[START]
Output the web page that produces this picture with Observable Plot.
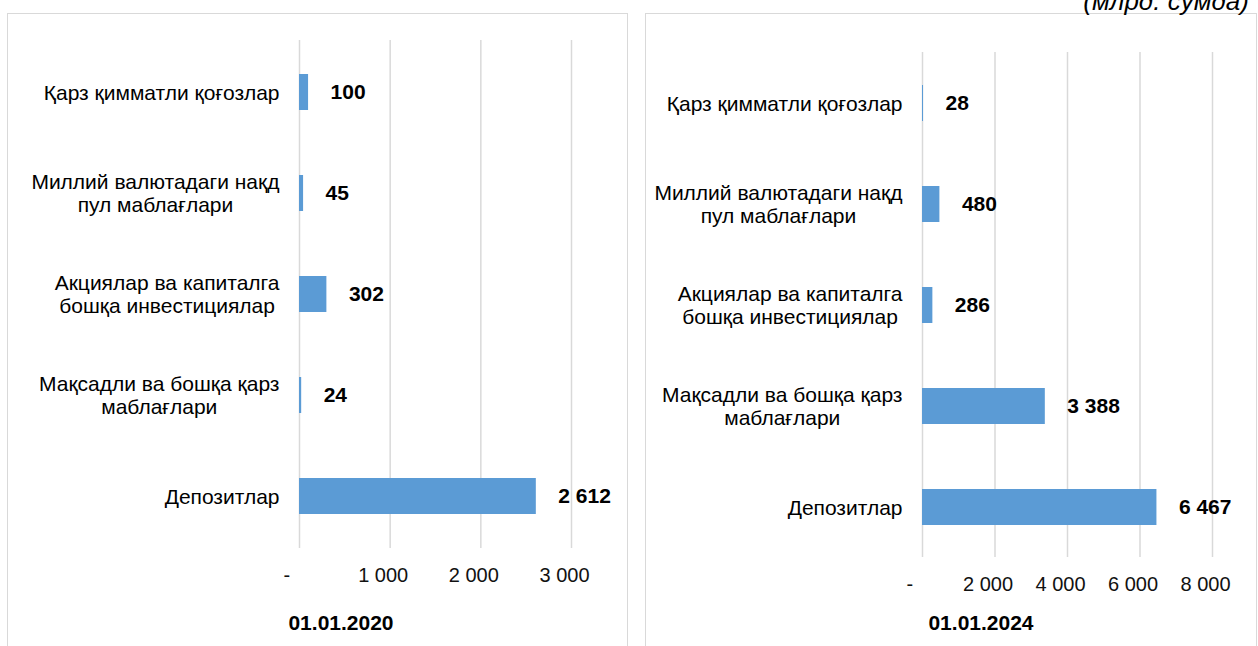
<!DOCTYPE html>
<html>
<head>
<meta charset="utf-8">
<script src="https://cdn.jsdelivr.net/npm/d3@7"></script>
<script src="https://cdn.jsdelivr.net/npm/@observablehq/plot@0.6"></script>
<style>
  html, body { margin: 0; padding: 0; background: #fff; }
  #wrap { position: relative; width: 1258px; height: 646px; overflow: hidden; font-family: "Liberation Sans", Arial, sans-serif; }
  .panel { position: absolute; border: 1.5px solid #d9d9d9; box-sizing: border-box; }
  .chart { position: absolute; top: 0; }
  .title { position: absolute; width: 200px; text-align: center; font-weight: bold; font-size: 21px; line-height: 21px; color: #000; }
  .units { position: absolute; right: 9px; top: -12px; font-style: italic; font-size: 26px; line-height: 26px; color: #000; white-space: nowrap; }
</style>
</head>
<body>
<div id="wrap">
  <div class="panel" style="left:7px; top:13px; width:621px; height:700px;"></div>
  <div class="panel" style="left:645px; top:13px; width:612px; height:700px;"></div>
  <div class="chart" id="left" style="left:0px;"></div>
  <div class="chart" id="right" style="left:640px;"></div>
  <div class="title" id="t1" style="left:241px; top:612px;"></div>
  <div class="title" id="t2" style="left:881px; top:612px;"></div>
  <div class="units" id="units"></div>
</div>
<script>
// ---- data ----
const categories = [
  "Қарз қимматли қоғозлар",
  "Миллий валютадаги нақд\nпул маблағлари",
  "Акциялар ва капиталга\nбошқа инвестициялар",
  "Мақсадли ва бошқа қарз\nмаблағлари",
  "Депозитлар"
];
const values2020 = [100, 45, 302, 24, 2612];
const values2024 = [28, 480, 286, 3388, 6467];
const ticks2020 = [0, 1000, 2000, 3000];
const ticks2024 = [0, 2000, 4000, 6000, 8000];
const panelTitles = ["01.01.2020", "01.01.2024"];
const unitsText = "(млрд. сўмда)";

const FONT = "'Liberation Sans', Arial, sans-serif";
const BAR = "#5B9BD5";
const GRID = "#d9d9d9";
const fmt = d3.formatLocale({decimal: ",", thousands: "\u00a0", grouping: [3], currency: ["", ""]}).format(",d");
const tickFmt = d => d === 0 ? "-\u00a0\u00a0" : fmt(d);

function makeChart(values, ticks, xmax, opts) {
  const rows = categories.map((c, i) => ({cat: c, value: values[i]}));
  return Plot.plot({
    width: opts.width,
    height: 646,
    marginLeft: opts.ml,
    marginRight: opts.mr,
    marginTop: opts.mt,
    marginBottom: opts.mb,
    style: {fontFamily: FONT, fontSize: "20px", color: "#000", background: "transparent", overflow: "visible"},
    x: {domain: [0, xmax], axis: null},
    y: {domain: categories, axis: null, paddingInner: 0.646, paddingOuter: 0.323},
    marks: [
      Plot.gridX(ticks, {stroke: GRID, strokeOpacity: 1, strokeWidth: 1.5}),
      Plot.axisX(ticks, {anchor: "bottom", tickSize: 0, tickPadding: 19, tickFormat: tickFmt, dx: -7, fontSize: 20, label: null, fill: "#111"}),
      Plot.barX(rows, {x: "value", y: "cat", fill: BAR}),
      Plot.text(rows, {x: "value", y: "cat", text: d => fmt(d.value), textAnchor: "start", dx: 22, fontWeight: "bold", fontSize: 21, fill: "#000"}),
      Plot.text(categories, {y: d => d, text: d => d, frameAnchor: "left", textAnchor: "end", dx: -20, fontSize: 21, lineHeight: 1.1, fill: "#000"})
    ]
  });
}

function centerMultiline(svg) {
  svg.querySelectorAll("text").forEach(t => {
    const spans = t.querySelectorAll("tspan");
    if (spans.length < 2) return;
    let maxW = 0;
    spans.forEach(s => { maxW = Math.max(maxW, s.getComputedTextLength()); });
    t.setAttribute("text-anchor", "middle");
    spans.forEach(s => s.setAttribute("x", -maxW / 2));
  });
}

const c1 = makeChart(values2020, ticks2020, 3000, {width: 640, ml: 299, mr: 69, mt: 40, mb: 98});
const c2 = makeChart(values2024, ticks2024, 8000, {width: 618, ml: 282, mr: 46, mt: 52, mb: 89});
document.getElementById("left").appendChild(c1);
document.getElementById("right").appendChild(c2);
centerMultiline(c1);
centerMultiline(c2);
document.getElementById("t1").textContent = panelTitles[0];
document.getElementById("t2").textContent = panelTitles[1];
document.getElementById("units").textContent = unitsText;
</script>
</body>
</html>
[END]
__What needs to be done__: Give back every line exactly as it stands, pictures excluded.

__Output__:
Output the web page that produces this picture with Observable Plot.
<!DOCTYPE html>
<html>
<head>
<meta charset="utf-8">
<script src="https://cdn.jsdelivr.net/npm/d3@7"></script>
<script src="https://cdn.jsdelivr.net/npm/@observablehq/plot@0.6"></script>
<style>
  html, body { margin: 0; padding: 0; background: #fff; }
  #wrap { position: relative; width: 1258px; height: 646px; overflow: hidden; font-family: "Liberation Sans", Arial, sans-serif; }
  .panel { position: absolute; border: 1.5px solid #d9d9d9; box-sizing: border-box; }
  .chart { position: absolute; top: 0; }
  .title { position: absolute; width: 200px; text-align: center; font-weight: bold; font-size: 21px; line-height: 21px; color: #000; }
  .units { position: absolute; right: 9px; top: -12px; font-style: italic; font-size: 26px; line-height: 26px; color: #000; white-space: nowrap; }
</style>
</head>
<body>
<div id="wrap">
  <div class="panel" style="left:7px; top:13px; width:621px; height:700px;"></div>
  <div class="panel" style="left:645px; top:13px; width:612px; height:700px;"></div>
  <div class="chart" id="left" style="left:0px;"></div>
  <div class="chart" id="right" style="left:640px;"></div>
  <div class="title" id="t1" style="left:241px; top:612px;"></div>
  <div class="title" id="t2" style="left:881px; top:612px;"></div>
  <div class="units" id="units"></div>
</div>
<script>
// ---- data ----
const categories = [
  "Қарз қимматли қоғозлар",
  "Миллий валютадаги нақд\nпул маблағлари",
  "Акциялар ва капиталга\nбошқа инвестициялар",
  "Мақсадли ва бошқа қарз\nмаблағлари",
  "Депозитлар"
];
const values2020 = [100, 45, 302, 24, 2612];
const values2024 = [28, 480, 286, 3388, 6467];
const ticks2020 = [0, 1000, 2000, 3000];
const ticks2024 = [0, 2000, 4000, 6000, 8000];
const panelTitles = ["01.01.2020", "01.01.2024"];
const unitsText = "(млрд. сўмда)";

const FONT = "'Liberation Sans', Arial, sans-serif";
const BAR = "#5B9BD5";
const GRID = "#d9d9d9";
const fmt = d3.formatLocale({decimal: ",", thousands: "\u00a0", grouping: [3], currency: ["", ""]}).format(",d");
const tickFmt = d => d === 0 ? "-\u00a0\u00a0" : fmt(d);

function makeChart(values, ticks, xmax, opts) {
  const rows = categories.map((c, i) => ({cat: c, value: values[i]}));
  return Plot.plot({
    width: opts.width,
    height: 646,
    marginLeft: opts.ml,
    marginRight: opts.mr,
    marginTop: opts.mt,
    marginBottom: opts.mb,
    style: {fontFamily: FONT, fontSize: "20px", color: "#000", background: "transparent", overflow: "visible"},
    x: {domain: [0, xmax], axis: null},
    y: {domain: categories, axis: null, paddingInner: 0.646, paddingOuter: 0.323},
    marks: [
      Plot.gridX(ticks, {stroke: GRID, strokeOpacity: 1, strokeWidth: 1.5}),
      Plot.axisX(ticks, {anchor: "bottom", tickSize: 0, tickPadding: 19, tickFormat: tickFmt, dx: -7, fontSize: 20, label: null, fill: "#111"}),
      Plot.barX(rows, {x: "value", y: "cat", fill: BAR}),
      Plot.text(rows, {x: "value", y: "cat", text: d => fmt(d.value), textAnchor: "start", dx: 22, fontWeight: "bold", fontSize: 21, fill: "#000"}),
      Plot.text(categories, {y: d => d, text: d => d, frameAnchor: "left", textAnchor: "end", dx: -20, fontSize: 21, lineHeight: 1.1, fill: "#000"})
    ]
  });
}

function centerMultiline(svg) {
  svg.querySelectorAll("text").forEach(t => {
    const spans = t.querySelectorAll("tspan");
    if (spans.length < 2) return;
    let maxW = 0;
    spans.forEach(s => { maxW = Math.max(maxW, s.getComputedTextLength()); });
    t.setAttribute("text-anchor", "middle");
    spans.forEach(s => s.setAttribute("x", -maxW / 2));
  });
}

const c1 = makeChart(values2020, ticks2020, 3000, {width: 640, ml: 299, mr: 69, mt: 40, mb: 98});
const c2 = makeChart(values2024, ticks2024, 8000, {width: 618, ml: 282, mr: 46, mt: 52, mb: 89});
document.getElementById("left").appendChild(c1);
document.getElementById("right").appendChild(c2);
centerMultiline(c1);
centerMultiline(c2);
document.getElementById("t1").textContent = panelTitles[0];
document.getElementById("t2").textContent = panelTitles[1];
document.getElementById("units").textContent = unitsText;
</script>
</body>
</html>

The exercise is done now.